You’re not getting old, name branding simply isn’t being used the way it once was in Afrobeats.
What feels like a growing distance from new artists isn’t a function of time; it’s a shift in strategy. Time did not change the rules, artists did. What has faded is the consistent, intentional branding that once made an artist’s identity unavoidable. The mid-song name drop. The vocal signature. The producer tag before the beat even starts. These weren’t just stylistic choices; they were memory anchors.
If you’ve been enjoying songs on rotation and still can’t place a face or a name to the voice, you’re not out of touch you’re responding exactly as the music now allows.

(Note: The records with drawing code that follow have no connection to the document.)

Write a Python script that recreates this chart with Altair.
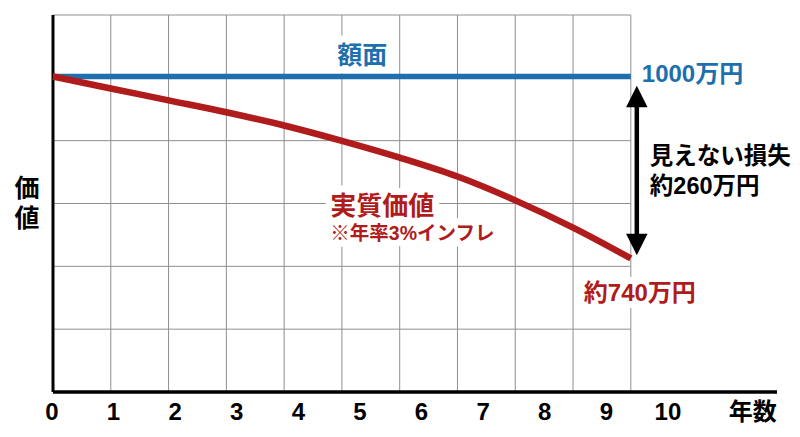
import altair as alt
import pandas as pd

# ---- data ----
years = [0, 1, 2, 3, 4, 5, 6, 7, 8, 9, 10]
face_value = [1000, 1000, 1000, 1000, 1000, 1000, 1000, 1000, 1000, 1000, 1000]
real_value = [1000, 983, 966, 949, 930, 908, 884, 857, 823, 784, 740]
x_tick_values = [0, 1, 2, 3, 4, 5, 6, 7, 8, 9, 10]
grid_rows = [0, 1, 2, 3, 4, 5, 6]
x_title = "年数"
y_title = ["価", "値"]
face_label = "額面"
face_amount = "1000万円"
real_label = "実質価値"
real_note = "※年率3%インフレ"
real_amount = "約740万円"
loss_text = ["見えない損失", "約260万円"]

W, H = 724, 377
X_MAX = 12.53
Y_MIN, Y_MAX = 549, 1088
BLUE = "#1d6fad"
RED = "#b01b1b"
FONT = "Liberation Sans, Noto Sans CJK JP"
NBSP = "\u00a0"

xs = alt.Scale(domain=[0, X_MAX], nice=False, zero=False)
ys = alt.Scale(domain=[Y_MIN, Y_MAX], nice=False, zero=False)

df = pd.DataFrame({"year": years, "face": face_value, "real": real_value})
one = pd.DataFrame({"k": [0]})

vgrid = alt.Chart(pd.DataFrame({"year": x_tick_values})).mark_rule(
    color="#8f8f8f", strokeWidth=1).encode(
    x=alt.X("year:Q", scale=xs, axis=None),
    y=alt.datum(Y_MIN, scale=ys, axis=None), y2=alt.datum(Y_MAX))

hgrid = alt.Chart(pd.DataFrame({"row": grid_rows})).transform_calculate(
    yv=f"{Y_MIN} + datum.row * {(Y_MAX - Y_MIN) / 6}").mark_rule(
    color="#8f8f8f", strokeWidth=1).encode(
    y=alt.Y("yv:Q", scale=ys, axis=None),
    x=alt.datum(0), x2=alt.datum(10))

left_axis = alt.Chart(one).mark_rule(color="black", strokeWidth=3).encode(
    x=alt.datum(0), y=alt.datum(Y_MIN), y2=alt.datum(Y_MAX))
bottom_axis = alt.Chart(one).mark_rule(color="black", strokeWidth=3.5).encode(
    x=alt.datum(0), x2=alt.datum(X_MAX), y=alt.datum(Y_MIN))

blue = alt.Chart(df).mark_line(color=BLUE, strokeWidth=5.5).encode(
    x=alt.X("year:Q"), y=alt.Y("face:Q"))
red = alt.Chart(df).mark_line(color=RED, strokeWidth=6.5, interpolate="monotone").encode(
    x=alt.X("year:Q"), y=alt.Y("real:Q"))

def txt(text, x, y, size, color, align="center", dx=0, dy=0, halo=False, lh=None):
    kw = dict(text=text, font=FONT, fontSize=size, fontWeight="bold",
              align=align, baseline="middle", dx=dx, dy=dy)
    if lh:
        kw["lineHeight"] = lh
    layers = []
    if halo:
        layers.append(alt.Chart(one).mark_text(color="white", stroke="white",
                      strokeWidth=14, strokeJoin="round", **kw).encode(
            x=alt.datum(x), y=alt.datum(y)))
    layers.append(alt.Chart(one).mark_text(color=color, **kw).encode(
        x=alt.datum(x), y=alt.datum(y)))
    return layers

halo_texts = []
top_texts = []
for spec in [
    (face_label, 5.35, 1000, 25, BLUE, "center", 0, -21, True, None),
    (face_amount, 10, 1000, 24, BLUE, "left", 11, -2, False, None),
    (loss_text, 10, 870, 23.5, "black", "left", 19, -10, False, 30),
    (real_label, 4.8, 818, 26, RED, "left", 0, 3, True, None),
    (real_note, 4.8, 778, 19.5, RED, "left", 0, 2, True, None),
    (real_amount, 10, 740, 24, RED, "center", 9, 36, True, None),
    (y_title, 0, (Y_MIN + Y_MAX) / 2, 25, "black", "center", -26, -15, False, 30),
]:
    ls = txt(*spec)
    if len(ls) == 2:
        halo_texts.append(ls[0])
    top_texts.append(ls[-1])

# double arrow for the loss
shaft = alt.Chart(one).mark_rule(color="black", strokeWidth=4.5,
                                 yOffset=26, y2Offset=-20, xOffset=6).encode(
    x=alt.datum(10), y=alt.datum(1000), y2=alt.datum(740))
TRI_UP = "M-1,1L1,1L0,-1Z"
TRI_DN = "M-1,-1L1,-1L0,1Z"
head_up = alt.Chart(one).mark_point(shape=TRI_UP, size=460, filled=True,
                                    color="black", opacity=1,
                                    xOffset=6, yOffset=20).encode(
    x=alt.datum(10), y=alt.datum(1000))
head_dn = alt.Chart(one).mark_point(shape=TRI_DN, size=460, filled=True,
                                    color="black", opacity=1,
                                    xOffset=6, yOffset=-14).encode(
    x=alt.datum(10), y=alt.datum(740))

main = alt.layer(vgrid, hgrid, *halo_texts, left_axis, bottom_axis, blue, red,
                 shaft, head_up, head_dn, *top_texts)

# tick labels are spaced a little wider than the grid in the reference
LAB_STEP = 61.6
lab_scale = alt.Scale(domain=[0, 11.5], range=[-1.6, -1.6 + 11.5 * LAB_STEP],
                      nice=False, zero=False)
labels = alt.Chart(pd.DataFrame({"v": x_tick_values})).mark_point(opacity=0).encode(
    x=alt.X("v:Q", scale=lab_scale, axis=alt.Axis(
        orient="bottom",
        values=x_tick_values + [11.376],
        labelExpr="datum.value > 11 ? '" + x_title + "' : (datum.value == 0 ? '0"
                  + NBSP * 3 + "' : datum.label)",
        format="d", title=None, domain=False, ticks=False, grid=False,
        labelFont=FONT, labelFontSize=24, labelFontWeight="bold", labelColor="black",
        labelPadding=8, labelFlush=False, labelOverlap=False, labelBound=False)))

chart = alt.layer(main, labels).resolve_scale(x="independent").properties(
    width=W, height=H, autosize="none",
    padding={"left": 45, "top": 7, "right": 15, "bottom": 37},
    background="white").configure_view(stroke=None)

chart.save("out.html", embed_options={"renderer": "svg", "actions": False})
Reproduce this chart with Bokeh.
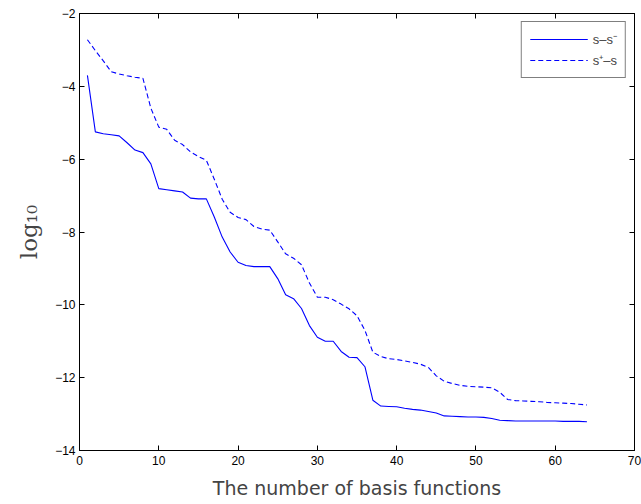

There was a time when artists didn’t just give you music; they gave you an introduction. As Olamide put it, “first of all, introduction.” You could be in a public bus, a Nokia C3 blasting from three seats away, and within the first minute you had already received a full orientation. Identity wasn’t tucked away in credits, it was embedded in the experience of the song.
That approach built more than recognition. It built memory, loyalty, and community. Artists understood something fundamental: visibility wasn’t just about being seen in the moment, it was about being remembered long after they’ve left the scene.
Today, the system works differently. Music travels faster, fragments even quicker, and often reaches listeners without context. All thanks to short form content. And the result is a listening culture where you can know the lyrics, love the song, and still not know who made it.
Interestingly, the artists who sustain long-term relevance are often the ones who resist this drift the ones who still insist on overwhelming visibility. And in the absence of that consistency, DJs have become the last reliable introducers in the entertainment industry. Making sure that the room is aware that DJ.. made the mix.
So if you find yourself enjoying songs but drawing blanks on names, the gap is smaller than it feels. The introduction still exists, but it’s no longer embedded; it’s discoverable.
Type the lyric stuck in your head into Google or TikTok search has become precise enough to do the rest. The difference isn’t that introductions disappeared. It’s that they moved.
And now, you have to go looking for your faves.